Saturday, 4 October 2008

Journal Watch: Criminal Justice Matters, June 2008

I know I’ve stolen this idea from AVPS, but I liked the idea and it’s much easier than just talking about individual articles from this magazine/journal.

This issue of the CJM kicks off with a topical article on the government’s policy on violent crime, exposing it as yet another bureaucratic document of the administrative criminological school which avoids questions of the wider causes of violent crime. Following this is an article on the decline of the “hang ‘em and flog ‘em” brigade in the Tory party under Cameron. Well, apparently that’s what its about but what the author of this writes seems more to me like Cameron trying to make tough on crime a little cuddly! Next is a piece on the Flanagan police review which expresses support for the idea of expanding civilian members of the police force (apparently on 10% of what the police do requires fully trained officers) whilst being opposed to mergers of police forces which it perceives as reducing local accountability (like there’s much of that at the moment!) Finally, in the last of the topical articles, is a piece on the Probation Service which I’ve already looked at.
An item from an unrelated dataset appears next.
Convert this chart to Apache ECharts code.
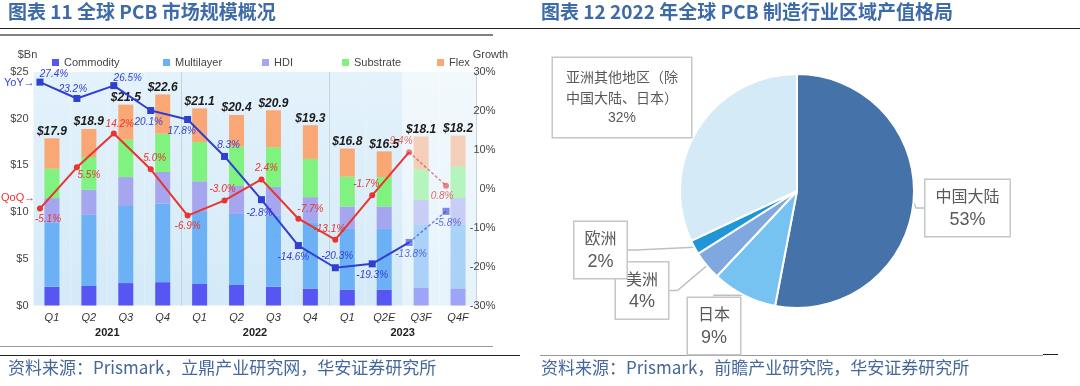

The themed section is all about ‘Influencing Policy’ whilst there are some interesting articles by Reece Walters about Home Office covers up and Jan Berry on the relationship between the Home Office and the Police Federation, the whole section is angled around how can criminologists get influence in a Home Office that doesn’t want to listen to them? Various people note that research commissioned is most likely to be along the mines of ‘given the system we have, how do we change the outcomes’ as opposed to ‘given the following outcomes we want, how do we change the system’. But to me, if you’re doing research from a perspective different to that of the party in power, perhaps you shouldn’t be focussing all your efforts on them and perhaps you should be talking to somebody else, ie. another party with views similar to yours, or creating one.
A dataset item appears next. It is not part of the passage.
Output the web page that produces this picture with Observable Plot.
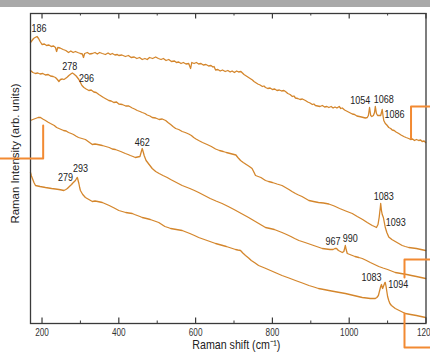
<!DOCTYPE html>
<html><head><meta charset="utf-8">
<script src="https://cdn.jsdelivr.net/npm/d3@7"></script>
<script src="https://cdn.jsdelivr.net/npm/@observablehq/plot@0.6"></script>
<style>
html,body{margin:0;padding:0;background:#fff;width:430px;height:358px;overflow:hidden;position:relative}
#bar{position:absolute;left:0;top:0;width:430px;height:7px;background:#a9a9a9}
#chart{position:absolute;left:0;top:0}
</style></head><body>
<div id="chart"></div><div id="bar"></div>
<script>
// Raman shift (cm^-1), intensity (arb. units)
const spectrumA = [[170,281],[174,283],[178,285],[182,286],[187,287],[191,285],[195,282],[200,279],[206,279.5],[212,278],[218,278.5],[224,277],[230,277.5],[235,276],[238,272],[241,276],[247,275.5],[255,274],[262,273],[269,271],[275,272.5],[281,271],[287,272],[293,271],[300,270],[305,269.5],[308,266],[311,270],[318,271],[324,269.5],[331,270],[338,271],[344,269.5],[350,271],[357,270],[365,269],[372,270.5],[378,269],[383,270],[390,268.5],[396,269],[400,268],[408,268.5],[417,267],[425,268],[432,266],[440,266.5],[447,265],[454,266],[461,264],[468,265],[474,264],[480,266],[488,265],[496,266.5],[503,265],[510,264],[516,265],[523,263],[530,264],[537,262],[545,262.5],[550,261],[556,261.5],[562,260],[568,261],[575,259.5],[582,260],[587,255],[590,261],[596,260],[602,261],[608,259.5],[614,260],[620,258.5],[627,259],[634,257.5],[640,258],[645,256.5],[648,257],[652,253.5],[658,254],[664,252.5],[670,253.5],[677,252],[684,253],[690,251.5],[695,252.5],[701,251],[707,252.5],[712,251.5],[718,252],[722,250.5],[726,249],[730,248],[736,246.5],[742,245],[748,243.5],[752,242],[756,241],[762,239.5],[768,238.5],[774,237],[778,237.5],[782,236],[788,235],[794,235.5],[800,234],[806,234.5],[812,233],[818,233.5],[824,232.5],[830,233],[834,232],[840,230],[846,229],[852,227],[856,227.5],[860,225.5],[866,225],[872,224],[878,224.5],[886,223],[892,221.5],[898,220.5],[904,219],[908,219.5],[912,218],[918,217.5],[924,217],[930,218],[936,216.5],[942,217],[947,216],[953,217],[958,215.5],[963,216.5],[968,215.5],[974,217],[978,215],[982,215.5],[988,213.5],[993,212.5],[998,211.5],[1003,210.5],[1008,209.5],[1014,209],[1020,207.5],[1026,207],[1032,206.5],[1037,206],[1042,205.5],[1047,206],[1050,208],[1053,216],[1056,208],[1059,207],[1063,208],[1066,211],[1068,217],[1071,210],[1074,208],[1078,208],[1082,208],[1084,211],[1086,214],[1088,208],[1090,203],[1094,200],[1098,198.5],[1103,196],[1108,195],[1112,193.5],[1117,193],[1122,191.5],[1129,190],[1135,188.5],[1142,187],[1148,186],[1155,185],[1160,184],[1165,184.5],[1170,183],[1175,184],[1181,183],[1186,183.5],[1190,182],[1195,182.5],[1199,181]];
const spectrumB = [[170,253],[176,251],[183,250],[189,250.5],[195,249.5],[202,250],[209,248.5],[216,249],[222,247.5],[229,247],[235,246],[240,244],[244,242],[248,244],[253,244.5],[257,244],[261,245],[266,246.5],[270,248],[275,249.5],[279,250.5],[283,249.5],[286,248.5],[289,247.5],[292,246],[296,244],[300,241],[304,238],[309,236],[315,234.5],[322,233],[328,233.5],[335,231.5],[341,231],[348,229],[354,227.5],[360,226],[367,224.5],[374,223],[380,222.5],[387,221],[394,221.5],[400,219.5],[409,219],[418,217.5],[426,217.5],[435,215.5],[441,214.5],[448,213],[455,212],[461,211],[468,210],[474,208.5],[481,207.5],[487,206],[496,205.5],[505,204],[513,204.5],[522,203],[528,201],[535,199],[541,197],[548,195],[556,194],[565,192],[573,191],[582,189.5],[589,188],[595,186],[601,184.5],[608,183],[618,181],[630,179],[641,177],[652,174.5],[662,173],[672,172],[680,171],[690,170],[700,169],[705,168.5],[710,166],[717,163],[724,161],[732,159],[740,157],[747,155],[751,152],[756,148],[763,147],[770,146],[776,144.5],[782,143],[790,142],[800,141],[812,139.5],[825,138],[834,136],[843,134],[851,132],[860,130],[868,128.5],[877,127],[886,125],[895,123],[907,122],[920,121],[933,120.5],[947,119.5],[961,117.5],[975,115],[991,112.5],[1008,110],[1021,107],[1035,104],[1047,101],[1060,98],[1066,97],[1071,96],[1075,99],[1078,106],[1081,116],[1082,120],[1084,113],[1086,109],[1089,106],[1091,102],[1094,96],[1098,91],[1103,86.5],[1111,84],[1120,82],[1129,80],[1138,78],[1146,77],[1155,76],[1165,75.5],[1175,75],[1187,74],[1199,73]];
const spectrumC = [[170,203],[176,204],[183,205],[190,206],[196,206],[202,204.5],[209,203],[215,201.5],[222,200],[227,199],[232,198],[238,196],[244,195],[250,194],[256,193],[263,192.5],[269,191],[276,190],[282,189],[288,187.5],[295,186],[304,185],[313,184],[322,181.5],[331,179],[338,179.5],[345,179],[351,178.5],[357,178],[366,177],[375,176],[383,174.5],[391,174],[398,173],[405,172],[411,171],[417,170],[424,169],[430,168],[437,167],[443,166],[449,166.5],[455,167],[458,171],[461,175],[464,171],[466,168],[469,165],[471,163],[479,159],[487,155],[496,152],[505,150],[515,148],[526,146],[535,144],[545,142],[555,140],[565,138],[575,136.5],[585,135],[597,133],[608,131],[623,128],[638,125],[653,122.5],[669,120],[685,117],[700,114],[719,110],[738,106],[749,103.5],[760,101],[771,98.5],[782,96],[794,95],[805,94],[815,92.5],[825,91],[837,89],[848,87],[858,85],[869,83],[885,81],[900,79],[915,77],[930,75],[940,74.5],[950,74],[958,74],[963,75],[967,75],[972,73],[977,72],[982,71],[986,72],[988,75],[990,78],[992,74],[995,70],[1005,68.5],[1015,67],[1025,66],[1034,65],[1045,63],[1055,61],[1066,59],[1077,57],[1088,55.5],[1100,54],[1110,52.5],[1120,51],[1135,50],[1150,49],[1162,48],[1175,47],[1187,46],[1199,45]];
const spectrumD = [[170,151],[172,148],[175,145],[179,141],[183,138],[189,137.5],[195,137],[202,136.5],[209,136],[217,135.5],[225,135],[235,134.5],[244,134],[251,133.5],[257,133],[262,134],[266,135],[270,136.5],[274,138],[277,139],[279,140],[283,141.5],[287,143],[290,145],[292,146],[294,143],[296,140],[298,136],[300,133],[306,129],[313,126],[322,124],[331,122],[338,122.5],[345,122],[351,121.5],[357,121],[366,119.5],[375,118],[388,115.5],[400,113],[409,112],[418,111],[426,110.5],[435,110],[441,109],[448,108],[455,107],[461,106],[472,105],[482,104],[493,102.5],[504,101],[512,99],[520,97],[528,96],[535,95],[550,94],[565,93],[575,91.5],[585,90],[597,88],[608,86],[619,84.5],[630,83],[641,81.5],[652,80],[666,78.5],[680,77],[692,75.5],[704,74],[710,73.5],[717,73],[723,70.5],[730,68],[738,65.5],[745,63],[755,60.5],[764,58],[780,55.5],[795,53],[810,50.5],[825,48],[843,45.5],[860,43],[878,40.5],[895,38],[908,36.5],[920,35],[934,34],[947,33],[968,31.5],[990,30],[1012,28],[1034,26],[1045,25.5],[1055,25],[1062,25],[1068,25],[1072,26],[1076,28],[1078,31],[1080,34],[1082,37],[1084,39],[1086,36],[1087,35],[1089,37],[1091,39],[1093,41],[1094,41],[1096,37],[1098,32],[1100,27],[1103,23],[1106,20],[1110,18],[1115,16.5],[1120,15],[1133,12.5],[1146,10],[1160,9],[1175,8],[1187,7],[1199,6]];
const spectra = [spectrumA, spectrumB, spectrumC, spectrumD];

// peak annotations: text, Raman shift, intensity
const peakText = ["186","278","296","462","279","293","1054","1068","1086","1083","1093","967","990","1083","1094"];
const peakX    = [192,272,316,461,261,300,1029,1090,1118,1090,1121,958,1003,1058,1128];
const peakY    = [295,257,245,181,146,155,223,224,209,127,101,82,85,46,39];

const xMajorTicks = [200,400,600,800,1000,1200];
const xMinorTicks = [300,500,700,900,1100];

// callout leader lines (orange brackets) in data units
const calloutLeft  = [[203,198],[203,165],[92,165]];
const calloutTop   = [[1161,185],[1161,217],[1215,217]];
const calloutMid   = [[1144,46],[1144,64],[1215,64]];
const calloutLow   = [[1144,10],[1144,-24],[1215,-24]];

const peaks = peakText.map((t,i)=>({t, x:peakX[i], y:peakY[i]}));
const lineColor = "#d4862c";
const calloutColor = "#f28a32";
const font = "'Liberation Sans',Arial,sans-serif";

const chart = Plot.plot({
  width:430, height:358,
  marginTop:13, marginBottom:35, marginLeft:30, marginRight:4.5,
  x:{domain:[170,1200]},
  y:{domain:[0,310], axis:null},
  style:{fontFamily:font, background:"transparent", overflow:"visible"},
  marks:[
    ...spectra.map(s => Plot.line(s, {x:d=>d[0], y:d=>d[1], stroke:lineColor, strokeWidth:1.3})),
    Plot.frame({stroke:"#3a3a3a", strokeWidth:1.3}),
    Plot.ruleX(xMajorTicks, {y1:0, y2:5.5, stroke:"#3a3a3a", strokeWidth:1.2}),
    Plot.ruleX(xMajorTicks, {y1:304.5, y2:310, stroke:"#3a3a3a", strokeWidth:1.2}),
    Plot.ruleX(xMinorTicks, {y1:0, y2:2.5, stroke:"#3a3a3a", strokeWidth:1}),
    Plot.ruleX(xMinorTicks, {y1:307.5, y2:310, stroke:"#3a3a3a", strokeWidth:1}),
    Plot.axisX({ticks:xMajorTicks, tickFormat:d=>String(d), tickSize:0, tickPadding:5, fontSize:10, label:null, fill:"#333"}),
    Plot.text(peaks, {x:"x", y:"y", text:"t", fontSize:11, fill:"#222"}),
    Plot.text(["Raman shift (cm⁻¹)"], {frameAnchor:"bottom", dx:8, dy:25, fontSize:13, fill:"#222"}),
    Plot.text(["Raman Intensity (arb. units)"], {frameAnchor:"left", textAnchor:"middle", dx:-15.5, dy:-15, rotate:-90, fontSize:11.4, fill:"#222", className:"ylab"}),
    ...[calloutLeft, calloutTop, calloutMid, calloutLow].map(c => Plot.line(c, {x:d=>d[0], y:d=>d[1], stroke:calloutColor, strokeWidth:2, clip:false}))
  ]
});
document.getElementById("chart").appendChild(chart);
// the source picture is horizontally condensed: narrow the horizontal texts
chart.querySelectorAll("text").forEach(t => {
  if (t.closest(".ylab")) return;
  const len = t.getComputedTextLength();
  if (len > 0) {
    t.setAttribute("textLength", (len * 0.82).toFixed(2));
    t.setAttribute("lengthAdjust", "spacingAndGlyphs");
  }
});
</script></body></html>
Finally there is an ‘In Focus’ article on knife crime, which notes that despite the increasing attention on knife crime there is no evidence to suggest it is either increasing or decreasing. The 2006/7 BCS (British Crime Survey - a victim survey conducted in Britain) estimates that there were 148,000 to 198,000 knife incidents, which although large is small compared to the 2,471,000 violent incidents it estimates to occur each year. Government solutions such as knife amnesties, increased sentencing and stop and search all have a very limited effect and it is suggested that educational and awareness campaigns are necessary, but the effectiveness of these haven’t been examined. The article correctly (in my opinion) concludes with an argument that any policies will be superficial until the deeper structural causes such as inequality and poverty are tackled.